### SOURCE DATA:
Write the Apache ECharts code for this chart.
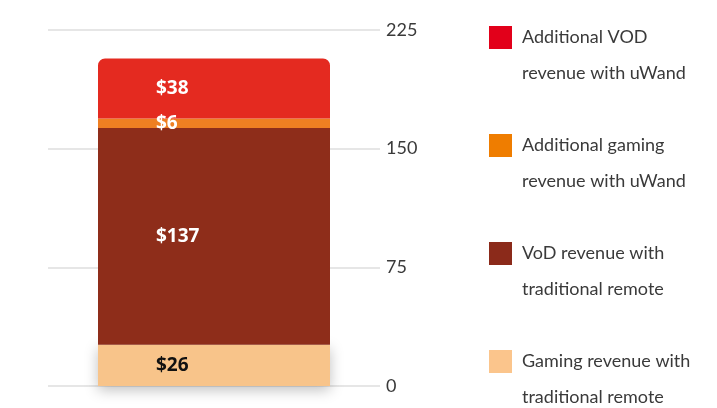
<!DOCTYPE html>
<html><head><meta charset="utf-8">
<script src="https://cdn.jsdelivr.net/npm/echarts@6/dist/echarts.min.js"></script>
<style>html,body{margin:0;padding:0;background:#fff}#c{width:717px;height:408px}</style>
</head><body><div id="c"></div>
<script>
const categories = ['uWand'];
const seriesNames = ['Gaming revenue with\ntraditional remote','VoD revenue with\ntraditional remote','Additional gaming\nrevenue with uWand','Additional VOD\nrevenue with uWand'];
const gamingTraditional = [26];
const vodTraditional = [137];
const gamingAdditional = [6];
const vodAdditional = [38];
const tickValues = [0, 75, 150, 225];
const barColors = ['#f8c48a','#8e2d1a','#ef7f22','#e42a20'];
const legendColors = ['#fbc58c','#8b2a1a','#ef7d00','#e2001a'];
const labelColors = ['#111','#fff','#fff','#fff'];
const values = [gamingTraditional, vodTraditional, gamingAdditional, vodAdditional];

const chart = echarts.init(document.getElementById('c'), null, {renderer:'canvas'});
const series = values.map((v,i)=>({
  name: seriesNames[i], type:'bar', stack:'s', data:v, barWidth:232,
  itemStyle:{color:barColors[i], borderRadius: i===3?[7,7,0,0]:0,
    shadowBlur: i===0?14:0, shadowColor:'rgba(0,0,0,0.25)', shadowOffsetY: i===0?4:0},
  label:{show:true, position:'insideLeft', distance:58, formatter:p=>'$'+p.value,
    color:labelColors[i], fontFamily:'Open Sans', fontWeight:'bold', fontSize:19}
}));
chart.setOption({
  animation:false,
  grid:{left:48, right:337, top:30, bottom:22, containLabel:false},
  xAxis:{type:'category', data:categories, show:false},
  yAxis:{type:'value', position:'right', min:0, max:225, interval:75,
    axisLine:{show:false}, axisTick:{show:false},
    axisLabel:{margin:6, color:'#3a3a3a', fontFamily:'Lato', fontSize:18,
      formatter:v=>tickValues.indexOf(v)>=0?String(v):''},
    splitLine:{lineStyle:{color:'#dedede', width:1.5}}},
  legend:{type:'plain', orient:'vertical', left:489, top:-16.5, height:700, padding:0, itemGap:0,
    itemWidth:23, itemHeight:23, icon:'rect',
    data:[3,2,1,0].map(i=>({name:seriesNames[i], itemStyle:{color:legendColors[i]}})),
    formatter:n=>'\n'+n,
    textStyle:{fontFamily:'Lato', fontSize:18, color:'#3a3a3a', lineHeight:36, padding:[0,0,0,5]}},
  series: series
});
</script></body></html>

### INSTRUCTIONS TO FOLLOW:
Please reproduce the listing exactly from its opening line through the line that contains "vodTraditional, gamingAdditional, vodAdditional];", both included, with all pictures omitted.

### THE ANSWER:
Write the Apache ECharts code for this chart.
<!DOCTYPE html>
<html><head><meta charset="utf-8">
<script src="https://cdn.jsdelivr.net/npm/echarts@6/dist/echarts.min.js"></script>
<style>html,body{margin:0;padding:0;background:#fff}#c{width:717px;height:408px}</style>
</head><body><div id="c"></div>
<script>
const categories = ['uWand'];
const seriesNames = ['Gaming revenue with\ntraditional remote','VoD revenue with\ntraditional remote','Additional gaming\nrevenue with uWand','Additional VOD\nrevenue with uWand'];
const gamingTraditional = [26];
const vodTraditional = [137];
const gamingAdditional = [6];
const vodAdditional = [38];
const tickValues = [0, 75, 150, 225];
const barColors = ['#f8c48a','#8e2d1a','#ef7f22','#e42a20'];
const legendColors = ['#fbc58c','#8b2a1a','#ef7d00','#e2001a'];
const labelColors = ['#111','#fff','#fff','#fff'];
const values = [gamingTraditional, vodTraditional, gamingAdditional, vodAdditional];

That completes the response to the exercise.